CHIMAL, Alberto. Las Historias, 2005. Disponível em: http://www.lashistorias.com.mx/. Acesso em 18 set. 2019.
CHIMAL, Alberto. La noche en la zona M. DF: Fondo de Cultura Económica, 2019.
FURTADO, Filipe. A construção do Fantástico na narrativa. Lisboa: Livros Horizonte, 1980.
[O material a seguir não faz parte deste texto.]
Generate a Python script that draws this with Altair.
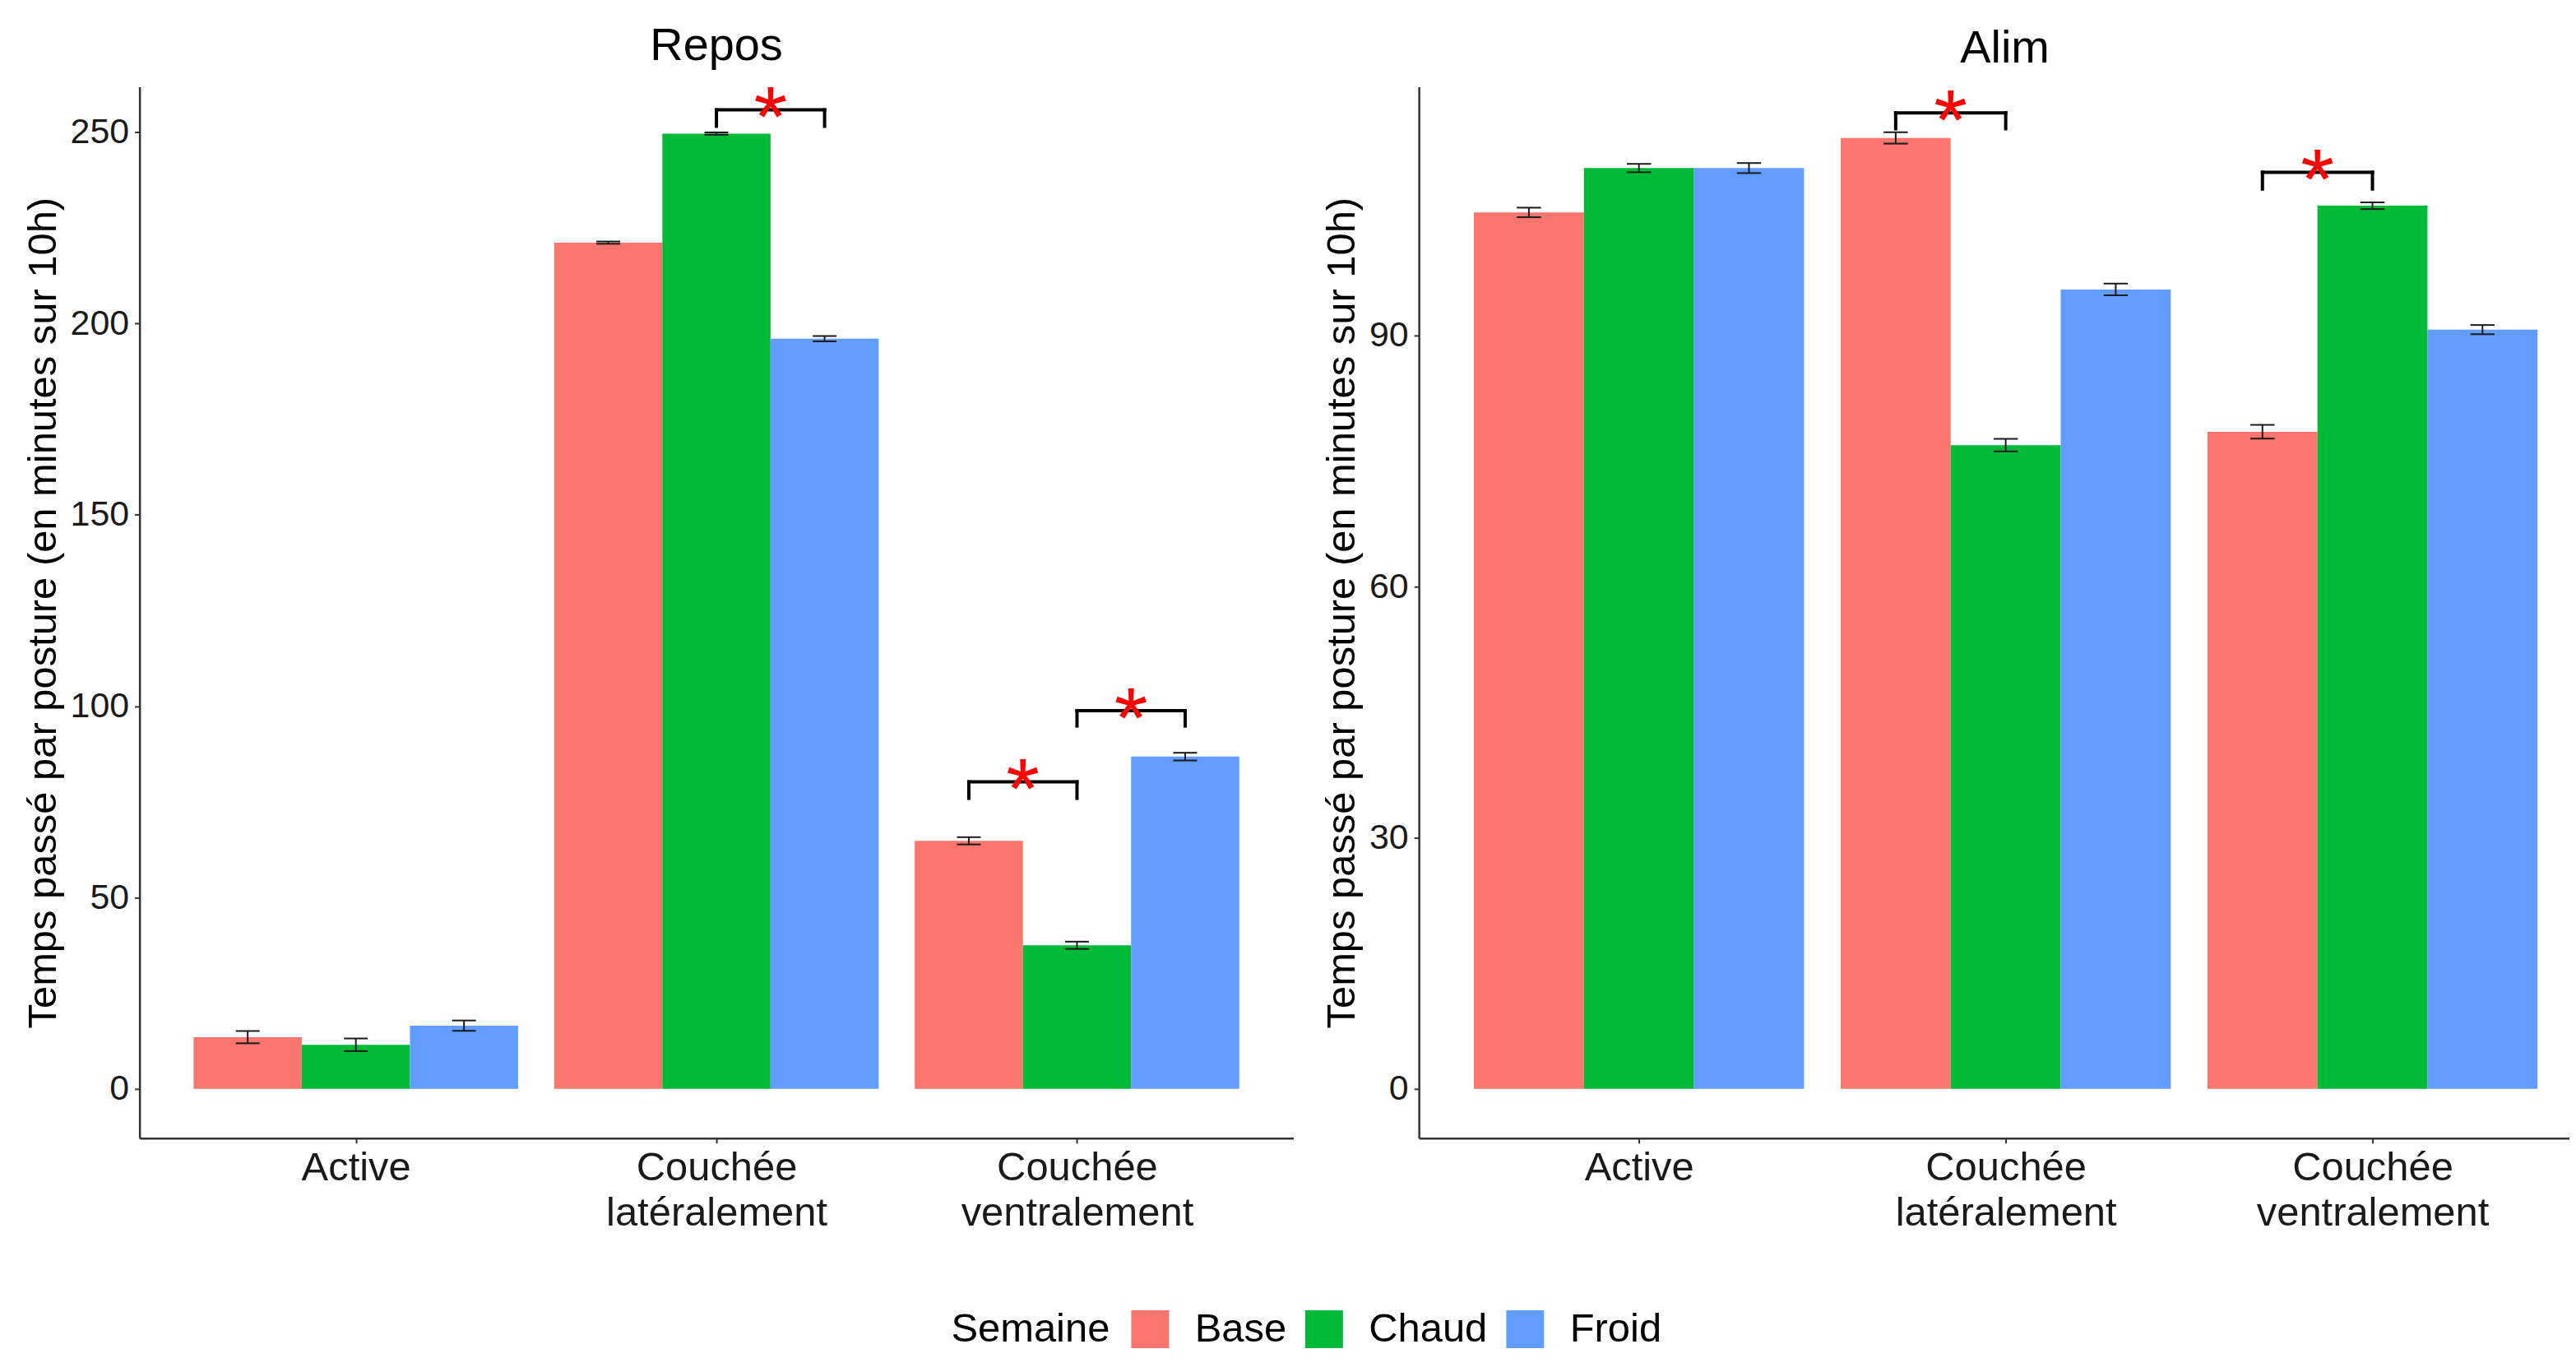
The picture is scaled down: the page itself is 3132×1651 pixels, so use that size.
import altair as alt
import pandas as pd

# ---------------- data ----------------
postures = ["Active", "Couchée latéralement", "Couchée ventralement"]
semaines = ["Base", "Chaud", "Froid"]
couleurs = ["#F8766D", "#00BA38", "#619CFF"]

# Repos : moyennes et erreurs standard (ordre des postures ci-dessus)
repos_base = [13.5, 221.1, 64.8]
repos_chaud = [11.5, 249.6, 37.5]
repos_froid = [16.5, 196.0, 86.8]
repos_base_es = [1.6, 0.3, 0.95]
repos_chaud_es = [1.65, 0.3, 0.95]
repos_froid_es = [1.35, 0.7, 1.0]

# Alim
alim_base = [104.7, 113.6, 78.5]
alim_chaud = [110.0, 76.9, 105.5]
alim_froid = [110.0, 95.5, 90.7]
alim_base_es = [0.57, 0.68, 0.82]
alim_chaud_es = [0.5, 0.75, 0.4]
alim_froid_es = [0.6, 0.7, 0.55]

# comparaisons significatives : (posture, semaine 1, semaine 2, hauteur barre, bas des pattes)
repos_sig = [("Couchée latéralement", "Chaud", "Froid", 255.8, 251.5),
             ("Couchée ventralement", "Base", "Chaud", 80.2, 75.9),
             ("Couchée ventralement", "Chaud", "Froid", 98.8, 94.8)]
alim_sig = [("Couchée latéralement", "Base", "Chaud", 116.6, 114.7),
            ("Couchée ventralement", "Base", "Chaud", 109.5, 107.5)]

Y_TITLE = "Temps passé par posture (en minutes sur 10h)"
FONT = "Liberation Sans"

# ---------------- helpers ----------------
def bar_table(series, errs):
    rows = []
    for pi, p in enumerate(postures):
        for si, s in enumerate(semaines):
            rows.append({"Posture": p, "Semaine": s, "pi": pi + 1, "si": si,
                         "Moyenne": series[si][pi], "ES": errs[si][pi]})
    return pd.DataFrame(rows)


def sig_table(sig):
    rows = []
    for p, s1, s2, top, leg in sig:
        rows.append({"pi": postures.index(p) + 1,
                     "s1": semaines.index(s1), "s2": semaines.index(s2),
                     "top": top, "leg": leg, "lab": "*"})
    return pd.DataFrame(rows)


label_expr = " : ".join(
    f"datum.value == {i + 1} ? split('{p}', ' ')" for i, p in enumerate(postures)
) + " : ''"


def panel(title, series, errs, sig, ydom, yticks, width, xmax, title_dx):
    df = bar_table(series, errs)
    sdf = sig_table(sig)
    xs = alt.Scale(domain=[0.4, xmax], nice=False, zero=False)
    ys = alt.Scale(domain=ydom, nice=False, zero=False)
    xaxis = alt.Axis(values=[1, 2, 3], labelExpr=label_expr, title=None, grid=False,
                     labelFontSize=49, labelLineHeight=55, labelPadding=6,
                     labelFont=FONT, labelColor="#1a1a1a", tickSize=6,
                     labelFlush=False, labelOverlap=False, labelLimit=0)
    yaxis = alt.Axis(values=yticks, title=Y_TITLE, grid=False, labelFontSize=43,
                     labelFont=FONT, labelColor="#1a1a1a", labelPadding=7,
                     titleFont=FONT, titleFontSize=49, titleFontWeight="normal",
                     titleColor="#000000", titlePadding=8, tickSize=6)

    base = alt.Chart(df).transform_calculate(
        xc="datum.pi + (datum.si - 1) * 0.3",
    ).transform_calculate(
        x0="datum.xc - 0.15", x1="datum.xc + 0.15",
        lo="datum.Moyenne - datum.ES", hi="datum.Moyenne + datum.ES",
        w0="datum.xc - 0.033", w1="datum.xc + 0.033",
    )

    bars = base.mark_rect().encode(
        x=alt.X("x0:Q", scale=xs, axis=xaxis),
        x2="x1:Q",
        y=alt.Y("Moyenne:Q", scale=ys, axis=yaxis),
        y2=alt.datum(0),
        color=alt.Color("Semaine:N", scale=alt.Scale(domain=semaines, range=couleurs),
                        legend=alt.Legend(title="Semaine", orient="none",
                                          legendX=989, legendY=1489,
                                          direction="horizontal", titleOrient="left",
                                          titleFontSize=49, titleFont=FONT,
                                          titleFontWeight="normal", titleColor="#000",
                                          titleLimit=0,
                                          labelFontSize=49, labelFont=FONT,
                                          labelColor="#000", symbolType="square",
                                          symbolSize=2116, symbolStrokeWidth=0,
                                          symbolOpacity=1, labelOffset=30,
                                          columnPadding=21, titlePadding=24,
                                          titleBaseline="middle", labelLimit=0)),
    )
    err = base.mark_rule(color="#1a1a1a", strokeWidth=2).encode(
        x=alt.X("xc:Q", scale=xs, axis=xaxis),
        y=alt.Y("lo:Q", scale=ys, axis=yaxis), y2="hi:Q")
    wlo = base.mark_rule(color="#1a1a1a", strokeWidth=2).encode(
        x=alt.X("w0:Q", scale=xs, axis=xaxis), x2="w1:Q",
        y=alt.Y("lo:Q", scale=ys, axis=yaxis))
    whi = base.mark_rule(color="#1a1a1a", strokeWidth=2).encode(
        x=alt.X("w0:Q", scale=xs, axis=xaxis), x2="w1:Q",
        y=alt.Y("hi:Q", scale=ys, axis=yaxis))

    sbase = alt.Chart(sdf).transform_calculate(
        xa="datum.pi + (datum.s1 - 1) * 0.3",
        xb="datum.pi + (datum.s2 - 1) * 0.3",
    ).transform_calculate(xm="(datum.xa + datum.xb) / 2")
    bh = sbase.mark_rule(color="black", strokeWidth=4, strokeCap="square").encode(
        x=alt.X("xa:Q", scale=xs, axis=xaxis), x2="xb:Q",
        y=alt.Y("top:Q", scale=ys, axis=yaxis))
    bl = sbase.mark_rule(color="black", strokeWidth=4, strokeCap="square").encode(
        x=alt.X("xa:Q", scale=xs, axis=xaxis),
        y=alt.Y("leg:Q", scale=ys, axis=yaxis), y2="top:Q")
    br = sbase.mark_rule(color="black", strokeWidth=4, strokeCap="square").encode(
        x=alt.X("xb:Q", scale=xs, axis=xaxis),
        y=alt.Y("leg:Q", scale=ys, axis=yaxis), y2="top:Q")
    star = sbase.mark_text(color="#FF0000", fontSize=105, font=FONT,
                           baseline="alphabetic", dy=45).encode(
        x=alt.X("xm:Q", scale=xs, axis=xaxis),
        y=alt.Y("top:Q", scale=ys, axis=yaxis),
        text="lab:N")

    return alt.layer(bars, err, wlo, whi, bh, bl, br, star).properties(
        width=width, height=1281,
        title=alt.Title(title, fontSize=56, font=FONT, fontWeight="normal",
                        color="#000", baseline="alphabetic", offset=-34,
                        anchor="middle", dx=title_dx, frame="group"),
    )


left = panel("Repos", [repos_base, repos_chaud, repos_froid],
             [repos_base_es, repos_chaud_es, repos_froid_es], repos_sig,
             [-12.9, 261.8], [0, 50, 100, 150, 200, 250], 1406, 3.6, 0)
right = panel("Alim", [alim_base, alim_chaud, alim_froid],
              [alim_base_es, alim_chaud_es, alim_froid_es], alim_sig,
              [-5.9, 119.7], [0, 30, 60, 90], 1402, 3.537, 13)

chart = alt.hconcat(left, right, spacing=35).properties(
    padding={"left": 20, "top": 17, "right": 0, "bottom": 0}
).configure_view(stroke=None).configure_axis(
    domainColor="#333333", domainWidth=2.5, tickColor="#333333", tickWidth=2
)

chart.save("out.html", embed_options={"renderer": "svg", "actions": False})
ROAS, David. Tras los límtes de lo real. Una definición de lo fanstástico. Madrid: Páginas de Espuma, 2011

BIBLIOGRAFIA COMPLEMENTAR

ÁLVAREZ MÉNDEZ, Natalia. La literatura de lo maravilloso: El universo mítico de Alberto Chimal, 2013. Disponível em: https://bibliotecas.unileon.es/tULEctura/2013/11/14/la-literatura-de-lo-maravilloso-el-universo-mitico-de-alberto-chimal/. Acesso em 22 set. 2019.
CAAMAÑO-Morúa, Virginia. Seres monstruosos y cuerpos fragmentados. Sus representaciones en dos relatos fantásticos de Alberto Chimal. Revista de Filología y Lingüística de la Universidad de Costa Rica. v. 39, n. 1, p. 159-178, 2011. Disponível em: https://revistas.ucr.ac.cr/index.php/filyling/article/view/13862. Acesso em 19 set. 2019.
CHIMAL, Alberto. Página oficial. Disponível em: https://www.albertochimal.com/alberto-chimal/. Acesso em 17 set.2019.
GORDON, Samuel. Poéticas mexicanas del siglo XX. México: Ediciones y Gráficos Eón, 2004.
GORDON, Samuel. Mito, fantasía y recepción en la obra de Alberto Chimal. México: Ediciones y Gráficos Eón, 2006.
ORDIZ VÁZQUEZ, Francisco Javier. Estrategias y figuraciones de lo insólito en la narrativa mexicana (siglos XIX–XXI). Bern, Switzerland: Peter Lang UK, 2014.